Quick checklist before testing
- Schema match: Java column types and annotations must match the actual database schema.
- Test data: Use a controlled test database or in-memory instance with representative data.
- Repeatability: Reset database state between tests (transactions/fixtures).
- Logging enabled: Turn on SQL logging to capture generated queries.
Tools & setup
- Enable Dbvolution SQL logging (set appropriate logger to DEBUG) to inspect generated SQL.
- Use a local or CI test database; for faster unit tests consider H2 or SQLite if compatible with your SQL usage.
- Use JUnit or TestNG for automated tests and mock frameworks for isolating non-database logic.
- Use a query profiler or database EXPLAIN to analyze performance.
Testing techniques
- Unit tests for small query fragments
- Instantiate Dbvolution row/column objects and assert their calculated values or constraints without hitting DB where possible.
- Integration tests against a real DB
- Execute full queries and assert expected rows, counts, and field values.
- Use transactions with rollback or recreate schemas between tests.
- Golden SQL tests
- Capture the SQL string Dbvolution generates and assert it matches expected SQL for critical queries (helps detect regressions).
- Data-driven tests
- Parameterize tests with multiple input datasets to cover edge cases (nulls, joins returning zero rows, duplicates).
- Regression suites
- Maintain tests for previously fixed bugs to avoid reintroducing them.
Debugging steps
- Reproduce the issue with a minimal test case and dataset.
- Enable detailed logging to capture the generated SQL and bind parameters.

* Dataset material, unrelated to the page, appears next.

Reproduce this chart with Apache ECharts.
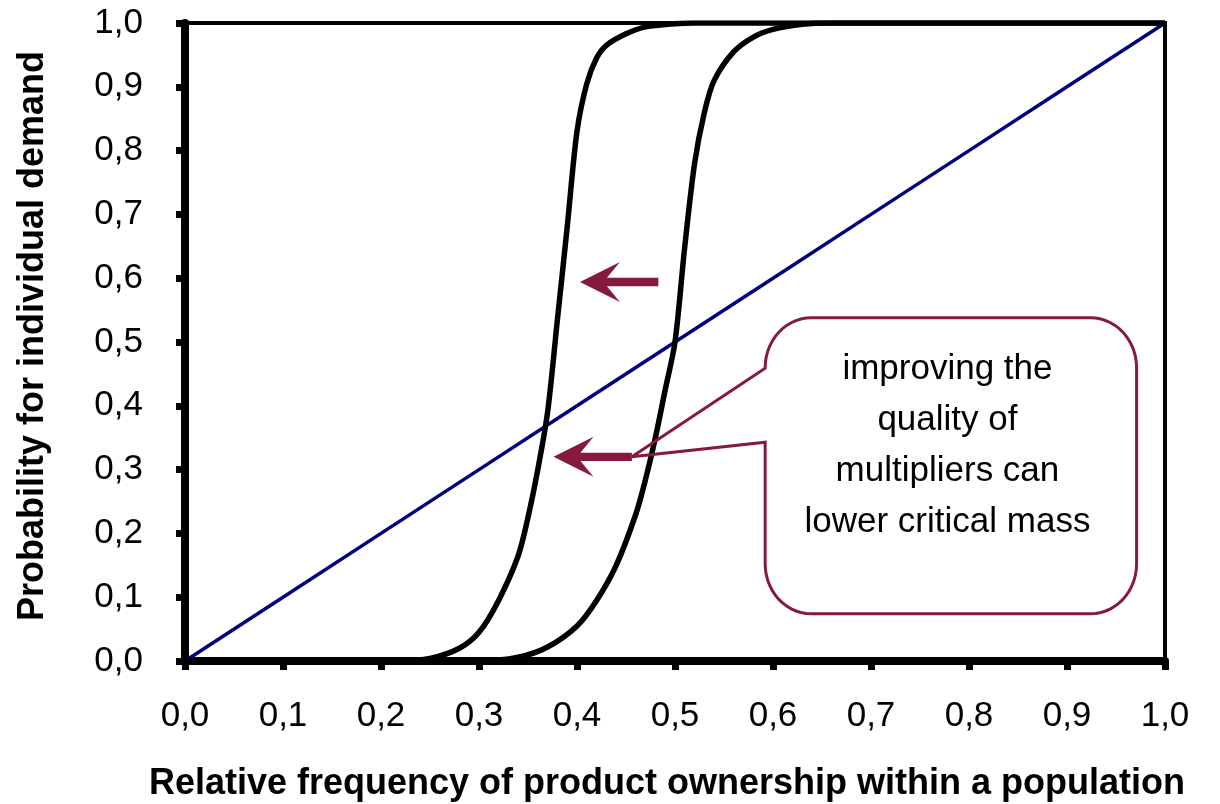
<!DOCTYPE html>
<html>
<head>
<meta charset="utf-8">
<script src="https://cdn.jsdelivr.net/npm/echarts@6/dist/echarts.min.js"></script>
<style>
html,body{margin:0;padding:0;background:#fff;}
#c{width:1220px;height:804px;}
</style>
</head>
<body>
<div id="c"></div>
<script>
// ---- data ----
var diagonalX = [0, 0.1, 0.2, 0.3, 0.4, 0.5, 0.6, 0.7, 0.8, 0.9, 1.0];
var diagonalY = [0, 0.1, 0.2, 0.3, 0.4, 0.5, 0.6, 0.7, 0.8, 0.9, 1.0];

var leftCurveX = [0, 0.22, 0.25, 0.28, 0.30, 0.32, 0.34, 0.35, 0.36, 0.37, 0.38, 0.39, 0.40, 0.41, 0.42, 0.43, 0.45, 0.47, 0.50, 0.52, 1.0];
var leftCurveY = [0, 0, 0.004, 0.02, 0.045, 0.095, 0.165, 0.225, 0.30, 0.39, 0.535, 0.68, 0.83, 0.905, 0.945, 0.965, 0.983, 0.994, 0.999, 1.0, 1.0];

var rightCurveX = [0, 0.30, 0.34, 0.37, 0.40, 0.42, 0.44, 0.46, 0.47, 0.48, 0.49, 0.50, 0.51, 0.52, 0.53, 0.54, 0.56, 0.58, 0.60, 0.63, 0.66, 1.0];
var rightCurveY = [0, 0, 0.006, 0.022, 0.055, 0.095, 0.15, 0.23, 0.285, 0.35, 0.425, 0.50, 0.65, 0.78, 0.86, 0.91, 0.955, 0.978, 0.99, 0.998, 1.0, 1.0];

var xTitle = 'Relative frequency of product ownership within a population';
var yTitle = 'Probability for individual demand';
var calloutLines = ['improving the', 'quality of', 'multipliers can', 'lower critical mass'];

// annotation anchors in data coordinates
var arrow1 = {tail: [0.483, 0.594], tip: [0.403, 0.594]};
var arrow2 = {tail: [0.456, 0.320], tip: [0.376, 0.320]};
var calloutBox = {x0: 0.592, x1: 0.971, y0: 0.074, y1: 0.538, baseTop: 0.459, baseBottom: 0.343};
var calloutTextCenter = [0.778, 0.337];

function zip(xs, ys) { return xs.map(function (x, i) { return [x, ys[i]]; }); }
function fmt(v) { return v.toFixed(1).replace('.', ','); }

var MAROON = '#861A3D';
var FONT = '"Liberation Sans", Arial, sans-serif';
var chart = echarts.init(document.getElementById('c'), null, {renderer: 'canvas'});

var option = {
  animation: false,
  backgroundColor: '#fff',
  grid: {left: 185, right: 55, top: 23, bottom: 143, show: true, borderColor: '#000', borderWidth: 4, backgroundColor: 'transparent'},
  xAxis: {
    type: 'value', min: 0, max: 1, interval: 0.1,
    axisLine: {show: true, onZero: false, lineStyle: {color: '#000', width: 8}},
    axisTick: {show: true, inside: false, length: 9, lineStyle: {color: '#000', width: 7}},
    axisLabel: {show: true, margin: 38, fontSize: 35, color: '#000', fontFamily: FONT, formatter: fmt},
    splitLine: {show: false}
  },
  yAxis: {
    type: 'value', min: 0, max: 1, interval: 0.1,
    axisLine: {show: true, onZero: false, lineStyle: {color: '#000', width: 8}},
    axisTick: {show: true, inside: false, length: 9, lineStyle: {color: '#000', width: 7}},
    axisLabel: {show: true, margin: 42, fontSize: 35, color: '#000', fontFamily: FONT, formatter: fmt},
    splitLine: {show: false}
  },
  series: [
    {type: 'line', data: zip(diagonalX, diagonalY), showSymbol: false, symbol: 'none', lineStyle: {color: '#000080', width: 3.5}, z: 3},
    {type: 'line', data: zip(leftCurveX, leftCurveY), showSymbol: false, symbol: 'none', smooth: 0.3, lineStyle: {color: '#000', width: 5.5}, z: 4},
    {type: 'line', data: zip(rightCurveX, rightCurveY), showSymbol: false, symbol: 'none', smooth: 0.3, lineStyle: {color: '#000', width: 5.5}, z: 4}
  ]
};
chart.setOption(option);

function px(p) { return chart.convertToPixel({gridIndex: 0}, p); }

function arrowPoints(a) {
  var tip = px(a.tip), tail = px(a.tail);
  var x = tip[0], y = tip[1], L = tail[0];
  var hl = 40, hw = 20, notch = 27, sw = 4.2;
  return [[x, y], [x + hl, y - hw], [x + notch, y - sw], [L, y - sw], [L, y + sw], [x + notch, y + sw], [x + hl, y + hw]];
}

function arcPts(cx, cy, rx, ry, a0, a1, out) {
  var n = 14;
  for (var i = 0; i <= n; i++) {
    var a = a0 + (a1 - a0) * i / n;
    out.push([cx + rx * Math.cos(a), cy + ry * Math.sin(a)]);
  }
}

function calloutPoints() {
  var tl = px([calloutBox.x0, calloutBox.y1]);
  var br = px([calloutBox.x1, calloutBox.y0]);
  var bt = px([calloutBox.x0, calloutBox.baseTop]);
  var bb = px([calloutBox.x0, calloutBox.baseBottom]);
  var tip = px(arrow2.tail);
  var L = tl[0], T = tl[1], R = br[0], B = br[1];
  var rx = 46, ry = 50, P = Math.PI;
  var pts = [[tip[0], tip[1]], [L, bt[1]]];
  arcPts(L + rx, T + ry, rx, ry, P, 1.5 * P, pts);
  arcPts(R - rx, T + ry, rx, ry, 1.5 * P, 2 * P, pts);
  arcPts(R - rx, B - ry, rx, ry, 0, 0.5 * P, pts);
  arcPts(L + rx, B - ry, rx, ry, 0.5 * P, P, pts);
  pts.push([L, bb[1]]);
  pts.push([tip[0], tip[1]]);
  return pts;
}

var tc = px(calloutTextCenter);
chart.setOption({
  graphic: [
    {type: 'polygon', shape: {points: arrowPoints(arrow1)}, style: {fill: MAROON}, z: 10},
    {type: 'polygon', shape: {points: arrowPoints(arrow2)}, style: {fill: MAROON}, z: 10},
    {type: 'polyline', shape: {points: calloutPoints()}, style: {fill: null, stroke: MAROON, lineWidth: 3, lineJoin: 'miter'}, z: 9},
    {type: 'text', x: tc[0], y: tc[1], z: 11,
      style: {text: calloutLines.join('\n'), fill: '#000', font: '35px ' + FONT, align: 'center', verticalAlign: 'middle', lineHeight: 51}},
    {type: 'text', x: 667, y: 784, z: 11,
      style: {text: xTitle, fill: '#000', font: 'bold 36px ' + FONT, align: 'center', verticalAlign: 'middle'}},
    {type: 'text', x: 33, y: 336, rotation: Math.PI / 2, z: 11,
      style: {text: yTitle, fill: '#000', font: 'bold 36px ' + FONT, align: 'center', verticalAlign: 'middle'}}
  ]
});
</script>
</body>
</html>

- Run the generated SQL directly in the database console to verify results and error messages.
- Use EXPLAIN/ANALYZE to investigate performance and index usage.

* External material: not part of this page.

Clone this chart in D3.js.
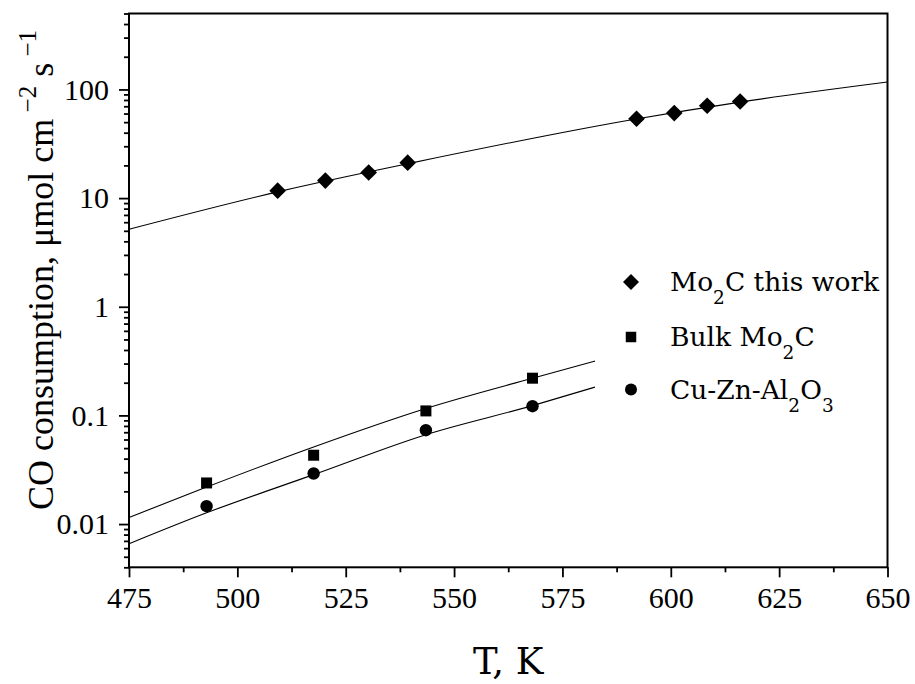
<!DOCTYPE html>
<html>
<head>
<meta charset="utf-8">
<script src="https://cdn.jsdelivr.net/npm/d3@7"></script>
<style>
  body { margin: 0; background: #fff; }
</style>
</head>
<body>
<svg id="chart" width="915" height="684"></svg>
<script>
// temperature ticks (K) and rate ticks (umol cm-2 s-1)
var tempTicks = [475, 500, 525, 550, 575, 600, 625, 650];
var tempMinorTicks = [487.5, 512.5, 537.5, 562.5, 587.5, 612.5, 637.5];
var rateTicks = [0.01, 0.1, 1, 10, 100];
var rateTickLabels = ['0.01', '0.1', '1', '10', '100'];

// Mo2C this work
var mo2cT = [509.3, 520.3, 530.3, 539.3, 592.1, 600.8, 608.4, 616.0];
var mo2cRate = [11.7, 14.5, 17.2, 21.2, 53.7, 60.6, 70.8, 77.5];
var mo2cFitT = [475, 510, 540, 592, 616, 650];
var mo2cFitRate = [5.17, 11.6, 21.0, 53.5, 76.5, 117];

// Bulk Mo2C
var bulkT = [492.9, 517.6, 543.5, 568.1];
var bulkRate = [0.0239, 0.0430, 0.110, 0.220];
var bulkFitT = [475, 492.9, 517.6, 543.5, 568.1, 582.5];
var bulkFitRate = [0.0115, 0.0219, 0.0513, 0.116, 0.22, 0.316];

// Cu-Zn-Al2O3
var cuT = [492.9, 517.6, 543.5, 568.1];
var cuRate = [0.0146, 0.0292, 0.0731, 0.1216];
var cuFitT = [475, 492.9, 517.6, 543.5, 568.1, 582.5];
var cuFitRate = [0.00659, 0.0127, 0.0285, 0.0665, 0.123, 0.182];

(function() {
  var plotLeft = 129, plotRight = 887.5, plotTop = 13.5, plotBottom = 567.3;
  var tickFont = "'Liberation Serif', serif";
  var textFont = "'DejaVu Serif', serif";
  var svg = d3.select('#chart');

  var x = d3.scaleLinear().domain([475, 650]).range([plotLeft, plotRight]);
  var y = d3.scaleLog().domain([0.004, 500]).range([plotBottom, plotTop]);

  function zip(xs, ys) {
    return xs.map(function(t, i) { return { t: t, r: ys[i] }; });
  }

  function styleAxis(g) {
    g.select('.domain').remove();
    g.selectAll('.tick line').attr('stroke', '#000').attr('stroke-width', 1.8);
    g.selectAll('.tick text')
      .attr('fill', '#000')
      .attr('font-family', tickFont)
      .attr('font-size', 30);
  }

  // x axis, major + minor
  svg.append('g')
    .attr('transform', 'translate(0,' + plotBottom + ')')
    .call(d3.axisBottom(x).tickValues(tempTicks).tickFormat(d3.format('d'))
      .tickSize(10).tickPadding(9).tickSizeOuter(0))
    .call(styleAxis);
  svg.append('g')
    .attr('transform', 'translate(0,' + plotBottom + ')')
    .call(d3.axisBottom(x).tickValues(tempMinorTicks).tickFormat('').tickSize(5).tickSizeOuter(0))
    .call(styleAxis);

  // y axis, major + minor (2..9 of each decade)
  svg.append('g')
    .attr('transform', 'translate(' + plotLeft + ',0)')
    .call(d3.axisLeft(y).tickValues(rateTicks)
      .tickFormat(function(d, i) { return rateTickLabels[i]; })
      .tickSize(10).tickPadding(10).tickSizeOuter(0))
    .call(styleAxis);

  var minorRate = y.ticks().filter(function(d) {
    var l = Math.log10(d);
    return Math.abs(l - Math.round(l)) > 1e-6;
  });
  svg.append('g')
    .attr('transform', 'translate(' + plotLeft + ',0)')
    .call(d3.axisLeft(y).tickValues(minorRate).tickFormat('').tickSize(5).tickSizeOuter(0))
    .call(styleAxis);

  // frame
  svg.append('rect')
    .attr('x', plotLeft).attr('y', plotTop)
    .attr('width', plotRight - plotLeft).attr('height', plotBottom - plotTop)
    .attr('fill', 'none').attr('stroke', '#000').attr('stroke-width', 2);

  // fit curves
  var line = d3.line()
    .x(function(d) { return x(d.t); })
    .y(function(d) { return y(d.r); })
    .curve(d3.curveMonotoneX);

  [[mo2cFitT, mo2cFitRate], [bulkFitT, bulkFitRate], [cuFitT, cuFitRate]].forEach(function(s) {
    svg.append('path')
      .datum(zip(s[0], s[1]))
      .attr('d', line)
      .attr('fill', 'none')
      .attr('stroke', '#000')
      .attr('stroke-width', 1.1);
  });

  // markers
  var diamond = d3.symbol().type(d3.symbolSquare).size(139);
  var square = d3.symbol().type(d3.symbolSquare).size(121);

  svg.append('g').selectAll('path')
    .data(zip(mo2cT, mo2cRate))
    .enter().append('path')
    .attr('d', diamond)
    .attr('transform', function(d) { return 'translate(' + x(d.t) + ',' + y(d.r) + ') rotate(45)'; })
    .attr('fill', '#000');

  svg.append('g').selectAll('path')
    .data(zip(bulkT, bulkRate))
    .enter().append('path')
    .attr('d', square)
    .attr('transform', function(d) { return 'translate(' + x(d.t) + ',' + y(d.r) + ')'; })
    .attr('fill', '#000');

  svg.append('g').selectAll('circle')
    .data(zip(cuT, cuRate))
    .enter().append('circle')
    .attr('cx', function(d) { return x(d.t); })
    .attr('cy', function(d) { return y(d.r); })
    .attr('r', 6.2)
    .attr('fill', '#000');

  // legend
  var legend = [
    { mark: 'diamond', parts: [['Mo', 0], ['2', 1], ['C this work', 0]] },
    { mark: 'square', parts: [['Bulk Mo', 0], ['2', 1], ['C', 0]] },
    { mark: 'circle', parts: [['Cu-Zn-Al', 0], ['2', 1], ['O', 0], ['3', 1]] }
  ];
  var legendBase = [291, 345.5, 398.5];
  legend.forEach(function(item, i) {
    var cy = legendBase[i] - 9;
    if (item.mark === 'diamond') {
      svg.append('path').attr('d', d3.symbol().type(d3.symbolSquare).size(128))
        .attr('transform', 'translate(631,' + cy + ') rotate(45)').attr('fill', '#000');
    } else if (item.mark === 'square') {
      svg.append('path').attr('d', d3.symbol().type(d3.symbolSquare).size(110))
        .attr('transform', 'translate(631,' + (cy + 0.5) + ')').attr('fill', '#000');
    } else {
      svg.append('circle').attr('cx', 631).attr('cy', cy).attr('r', 6).attr('fill', '#000');
    }
    var t = svg.append('text')
      .attr('x', 670).attr('y', legendBase[i])
      .attr('font-family', textFont).attr('font-size', 26.5);
    var shift = 0;
    item.parts.forEach(function(p) {
      var want = p[1] ? 13 : 0;
      t.append('tspan')
        .attr('dy', want - shift)
        .attr('font-size', p[1] ? 18.5 : 26.5)
        .text(p[0]);
      shift = want;
    });
  });

  // axis titles
  svg.append('text')
    .attr('x', (plotLeft + plotRight) / 2).attr('y', 674)
    .attr('text-anchor', 'middle')
    .attr('font-family', textFont).attr('font-size', 37)
    .text('T, K');

  var yt = svg.append('text')
    .attr('transform', 'translate(53,270) rotate(-90)')
    .attr('text-anchor', 'middle')
    .attr('font-family', tickFont).attr('font-size', 36);
  yt.append('tspan').text('CO consumption, \u03bcmol cm');
  yt.append('tspan').attr('dy', -17).attr('font-size', 25).text(' \u22122');
  yt.append('tspan').attr('dy', 17).text(' s');
  yt.append('tspan').attr('dy', -17).attr('font-size', 25).text(' \u22121');
})();
</script>
</body>
</html>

- Inspect Dbvolution mappings: check column types, constraints, and custom expressions.
- Simplify the query by removing clauses/joins to isolate the problematic part.
- Check for driver or database-specific SQL differences if behavior differs between environments.
Common pitfalls & fixes
- Mismatched types: Ensure Java types and DB column types align; cast or convert explicitly when needed.

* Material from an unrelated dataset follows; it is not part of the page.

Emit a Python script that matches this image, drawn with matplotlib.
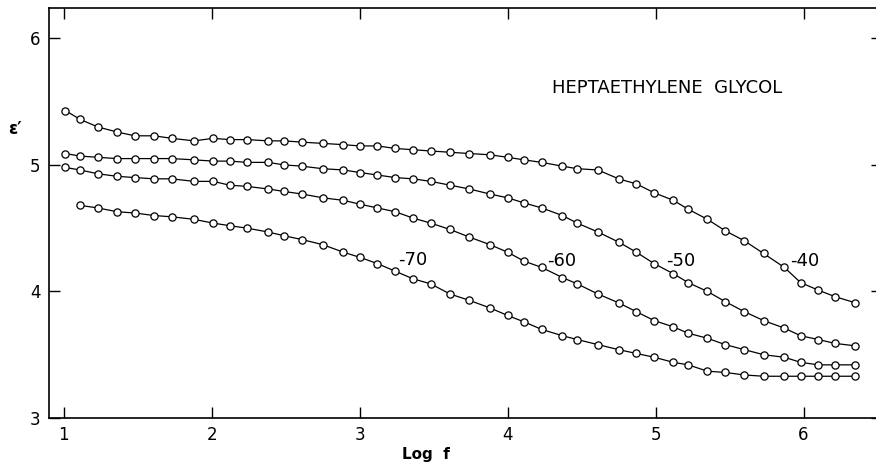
import numpy as np
import matplotlib.pyplot as plt

# log of frequency, same for every temperature
log_f = [1.01, 1.11, 1.23, 1.36, 1.48, 1.61, 1.73, 1.88, 2.01, 2.12, 2.24,
         2.38, 2.49, 2.61, 2.75, 2.89, 3.00, 3.12, 3.24, 3.36, 3.48, 3.61,
         3.74, 3.88, 4.00, 4.11, 4.23, 4.37, 4.47, 4.61, 4.75, 4.87, 4.99,
         5.12, 5.22, 5.35, 5.47, 5.60, 5.73, 5.87, 5.98, 6.10, 6.21, 6.35]

# dielectric constant e' at each temperature (deg C)
eps_m40 = [5.43, 5.36, 5.30, 5.26, 5.23, 5.23, 5.21, 5.19, 5.21, 5.20, 5.20,
           5.19, 5.19, 5.18, 5.17, 5.16, 5.15, 5.15, 5.13, 5.12, 5.11, 5.10,
           5.09, 5.08, 5.06, 5.04, 5.02, 4.99, 4.97, 4.96, 4.89, 4.85, 4.78,
           4.72, 4.65, 4.57, 4.48, 4.40, 4.30, 4.19, 4.07, 4.01, 3.96, 3.91]
eps_m50 = [5.09, 5.07, 5.06, 5.05, 5.05, 5.05, 5.05, 5.04, 5.03, 5.03, 5.02,
           5.02, 5.00, 4.99, 4.97, 4.96, 4.94, 4.92, 4.90, 4.89, 4.87, 4.84,
           4.81, 4.77, 4.74, 4.70, 4.66, 4.60, 4.54, 4.47, 4.39, 4.31, 4.22,
           4.14, 4.07, 4.00, 3.92, 3.84, 3.77, 3.71, 3.65, 3.62, 3.59, 3.57]
eps_m60 = [4.98, 4.96, 4.93, 4.91, 4.90, 4.89, 4.89, 4.87, 4.87, 4.84, 4.83,
           4.81, 4.79, 4.77, 4.74, 4.72, 4.69, 4.66, 4.63, 4.58, 4.54, 4.49,
           4.43, 4.37, 4.31, 4.24, 4.19, 4.11, 4.06, 3.98, 3.91, 3.84, 3.77,
           3.72, 3.67, 3.63, 3.58, 3.54, 3.50, 3.48, 3.44, 3.42, 3.42, 3.42]
# -70 run starts at the second frequency
eps_m70 = [4.68, 4.66, 4.63, 4.62, 4.60, 4.59, 4.57, 4.54, 4.52, 4.50,
           4.47, 4.44, 4.41, 4.37, 4.31, 4.27, 4.22, 4.16, 4.10, 4.06, 3.98,
           3.93, 3.87, 3.81, 3.76, 3.70, 3.65, 3.62, 3.58, 3.54, 3.51, 3.48,
           3.44, 3.42, 3.37, 3.36, 3.34, 3.33, 3.33, 3.33, 3.33, 3.33, 3.33]

temps = ["-40", "-50", "-60", "-70"]
label_pos = [(5.91, 4.24), (5.07, 4.24), (4.27, 4.24), (3.26, 4.25)]

plt.rcParams['font.family'] = ['DejaVu Sans']

fig = plt.figure(figsize=(8.76, 4.68), dpi=100)
ax = fig.add_axes([49/876, 1 - 418/468, 833/876, 410/468])

series = [(log_f, eps_m40), (log_f, eps_m50), (log_f, eps_m60), (log_f[1:], eps_m70)]
for xs, ys in series:
    ax.plot(xs, ys, color='black', lw=0.9, marker='o', ms=5.2,
            mfc='white', mec='black', mew=0.9)

for t, (tx, ty) in zip(temps, label_pos):
    ax.text(tx, ty, t, fontsize=13, ha='left', va='center')

ax.text(4.30, 5.61, "HEPTAETHYLENE  GLYCOL", fontsize=13, ha='left', va='center')

ax.set_xlim(0.90, 6.53)
ax.set_ylim(3.0, 6.24)
ax.set_xticks([1, 2, 3, 4, 5, 6])
ax.set_yticks([3, 4, 5, 6])
ax.tick_params(direction='in', length=8, width=1.0, top=True, right=True,
               labelsize=12, pad=6)
for s in ax.spines.values():
    s.set_linewidth(1.2)
ax.spines['right'].set_visible(False)

ax.set_xlabel("Log  f", fontsize=11, fontweight='bold')
ax.xaxis.set_label_coords((426 - 49) / 833, -0.07)
fig.text(15/876, 1 - 129/468, "\u03b5\u2032", fontsize=12, fontweight='bold',
         ha='center', va='center')

plt.savefig("out.png", dpi=100)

- Null handling: Dbvolution may treat nulls differently—add explicit IS NULL/IS NOT NULL checks.
- Implicit joins: Confirm join conditions are explicit to avoid Cartesian products.
- Generated SQL differences across DBs: Use DB-specific adaptations or compatibility layers.
- Test flakiness: Use stable fixtures, avoid relying on timing, and isolate tests.
Example checklist for debugging one failing query
- Reproduce with a unit/integration test.
- Capture SQL via logging.
- Run SQL in DB console.
- EXPLAIN the SQL for performance issues.
- Check mapping and nullability.
- Simplify query to find offending clause.
- Add or update tests to lock in the fix.
Recommended assertions to include in tests
- Row count matches expected.
- Specific column values for selected rows.
- No unexpected duplicate rows.
- Generated SQL contains expected join/where clauses (for golden tests).
- Performance thresholds for slow queries (optional integration/perf tests).
Final tips
- Keep tests fast and independent.
- Log and persist sample failing SQL for future debugging.
- Add tests whenever you change mappings or query-building logic.